Importante aqui salientar que, havendo outros herdeiros dos sogros, irmãos da esposa (cunhados ou cunhadas), o quinhão do leitor será o equivalente ao percentual equitativo dessa partilha para, a seguir, ser dividido conforme segue.
Entretanto, com o óbito da esposa, o que passa a ser disponível é a herança dela. No caso, o viúvo é meeiro apenas dos bens que integram a comunhão parcial (ou seja, aqueles que foram adquiridos na vigência do casamento), dada a presunção de que os cônjuges “remaram na mesma direção”, em benefício da família.
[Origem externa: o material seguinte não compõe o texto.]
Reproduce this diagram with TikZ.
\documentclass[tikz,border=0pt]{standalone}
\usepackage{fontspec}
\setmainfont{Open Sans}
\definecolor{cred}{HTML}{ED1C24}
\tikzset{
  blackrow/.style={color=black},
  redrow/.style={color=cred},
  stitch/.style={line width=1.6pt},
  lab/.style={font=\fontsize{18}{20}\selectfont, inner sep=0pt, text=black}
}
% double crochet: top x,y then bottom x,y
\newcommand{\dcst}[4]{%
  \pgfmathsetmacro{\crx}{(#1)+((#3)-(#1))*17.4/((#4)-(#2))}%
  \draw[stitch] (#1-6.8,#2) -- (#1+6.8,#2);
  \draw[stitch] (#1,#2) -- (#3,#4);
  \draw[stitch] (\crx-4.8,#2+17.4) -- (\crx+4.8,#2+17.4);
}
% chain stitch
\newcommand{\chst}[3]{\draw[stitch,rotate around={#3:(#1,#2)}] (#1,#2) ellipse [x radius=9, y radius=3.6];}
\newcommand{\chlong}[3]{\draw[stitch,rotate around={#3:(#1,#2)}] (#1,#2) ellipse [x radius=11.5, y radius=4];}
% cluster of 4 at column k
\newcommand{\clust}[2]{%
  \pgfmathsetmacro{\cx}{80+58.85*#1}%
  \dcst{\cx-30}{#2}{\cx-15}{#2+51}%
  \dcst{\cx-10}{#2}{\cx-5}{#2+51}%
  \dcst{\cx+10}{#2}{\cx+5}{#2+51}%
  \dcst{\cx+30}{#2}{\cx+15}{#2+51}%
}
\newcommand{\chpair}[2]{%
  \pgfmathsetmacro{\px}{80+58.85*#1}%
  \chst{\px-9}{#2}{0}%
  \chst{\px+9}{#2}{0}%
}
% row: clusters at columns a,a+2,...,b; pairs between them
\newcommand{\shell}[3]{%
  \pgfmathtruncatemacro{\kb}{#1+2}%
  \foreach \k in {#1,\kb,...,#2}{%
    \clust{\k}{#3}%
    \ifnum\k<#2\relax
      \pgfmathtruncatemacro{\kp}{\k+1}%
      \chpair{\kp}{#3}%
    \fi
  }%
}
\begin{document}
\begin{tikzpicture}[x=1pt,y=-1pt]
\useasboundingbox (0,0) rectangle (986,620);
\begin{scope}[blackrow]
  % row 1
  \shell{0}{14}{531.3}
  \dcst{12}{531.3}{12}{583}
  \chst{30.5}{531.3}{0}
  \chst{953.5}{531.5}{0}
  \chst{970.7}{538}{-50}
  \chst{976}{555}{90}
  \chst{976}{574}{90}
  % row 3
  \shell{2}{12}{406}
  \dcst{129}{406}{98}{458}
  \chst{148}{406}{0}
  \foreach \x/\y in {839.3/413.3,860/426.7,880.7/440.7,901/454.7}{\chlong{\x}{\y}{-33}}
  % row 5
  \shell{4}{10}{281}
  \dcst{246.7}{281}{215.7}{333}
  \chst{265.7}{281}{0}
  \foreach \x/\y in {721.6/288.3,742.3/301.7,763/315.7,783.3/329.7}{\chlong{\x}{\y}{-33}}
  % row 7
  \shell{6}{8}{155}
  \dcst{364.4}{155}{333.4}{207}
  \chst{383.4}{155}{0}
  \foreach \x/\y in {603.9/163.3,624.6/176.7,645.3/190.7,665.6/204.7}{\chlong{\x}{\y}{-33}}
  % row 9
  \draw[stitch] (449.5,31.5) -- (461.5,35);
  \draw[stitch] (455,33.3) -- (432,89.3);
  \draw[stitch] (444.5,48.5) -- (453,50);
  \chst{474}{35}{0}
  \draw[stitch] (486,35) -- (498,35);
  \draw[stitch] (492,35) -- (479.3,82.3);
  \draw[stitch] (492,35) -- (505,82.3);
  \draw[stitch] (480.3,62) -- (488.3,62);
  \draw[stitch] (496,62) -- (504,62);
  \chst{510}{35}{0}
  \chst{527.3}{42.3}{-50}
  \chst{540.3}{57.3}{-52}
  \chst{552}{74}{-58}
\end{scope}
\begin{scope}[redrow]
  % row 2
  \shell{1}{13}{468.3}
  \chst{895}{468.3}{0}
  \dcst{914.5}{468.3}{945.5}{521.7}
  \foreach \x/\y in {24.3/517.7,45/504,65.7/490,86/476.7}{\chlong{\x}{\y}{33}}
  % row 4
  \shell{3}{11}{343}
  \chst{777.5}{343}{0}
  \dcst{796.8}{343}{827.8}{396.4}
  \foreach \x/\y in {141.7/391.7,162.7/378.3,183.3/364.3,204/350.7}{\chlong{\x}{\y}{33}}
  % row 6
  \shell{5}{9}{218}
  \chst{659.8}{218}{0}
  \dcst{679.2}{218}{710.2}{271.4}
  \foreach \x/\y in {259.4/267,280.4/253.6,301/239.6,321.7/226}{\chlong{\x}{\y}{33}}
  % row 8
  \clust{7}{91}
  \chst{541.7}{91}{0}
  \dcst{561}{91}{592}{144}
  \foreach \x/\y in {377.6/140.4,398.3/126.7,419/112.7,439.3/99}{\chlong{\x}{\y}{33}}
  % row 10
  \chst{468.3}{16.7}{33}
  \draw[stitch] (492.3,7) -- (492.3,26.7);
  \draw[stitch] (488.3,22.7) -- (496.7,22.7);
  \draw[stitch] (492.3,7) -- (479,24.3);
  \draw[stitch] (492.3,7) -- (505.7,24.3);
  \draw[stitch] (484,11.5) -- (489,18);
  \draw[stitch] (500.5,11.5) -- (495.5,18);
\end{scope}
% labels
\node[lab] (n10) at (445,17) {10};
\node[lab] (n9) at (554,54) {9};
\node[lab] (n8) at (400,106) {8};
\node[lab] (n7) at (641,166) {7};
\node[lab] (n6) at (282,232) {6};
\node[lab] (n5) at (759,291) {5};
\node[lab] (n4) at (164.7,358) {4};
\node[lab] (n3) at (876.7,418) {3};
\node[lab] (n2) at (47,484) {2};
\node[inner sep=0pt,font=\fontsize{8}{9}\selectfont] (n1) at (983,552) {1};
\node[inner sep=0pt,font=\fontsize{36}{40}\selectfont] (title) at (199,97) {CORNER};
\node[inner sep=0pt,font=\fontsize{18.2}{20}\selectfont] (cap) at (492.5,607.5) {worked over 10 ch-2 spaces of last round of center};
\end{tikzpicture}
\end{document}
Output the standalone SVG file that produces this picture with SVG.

Assim, o art. 1.829 estipulou que o cônjuge sobrevivente concorrerá – na condição de herdeiro e em igualdade – com os filhos resultantes do casamento. No caso sob consulta, teríamos 1/3 para o viúvo e 1/3 para cada filha, e essa seria a resposta objetiva.
Só a título de informação, o art. 1.832 estabelece que a parte do viúvo não poderá ser inferior a ¼ do monte. Apesar de não ser esse o caso, vale exemplificar que existindo, por exemplo, cinco filhos, fica assegurado ao cônjuge sobrevivente esse percentual, de sorte que cada filho receberia o equivalente a 15% e o cônjuge herdeiro os 25% assegurados pela lei.
Finalmente, esse direito assegurado ao cônjuge sobrevivente deixa de existir se, à época da abertura da sucessão, ele estiver divorciado da inventariada ou dela separado de fato há mais de dois anos. Nesse caso o leitor nada receberia e as filhas herdariam metade cada uma do quinhão correspondente à falecida mãe.
Marcelo Luis Milech é planejador financeiro pessoal e possui a certificação CFP® (Certified Financial Planner), concedida pela Planejar – Associação Brasileira de Planejamento Financeiro. E-mail: [email protected].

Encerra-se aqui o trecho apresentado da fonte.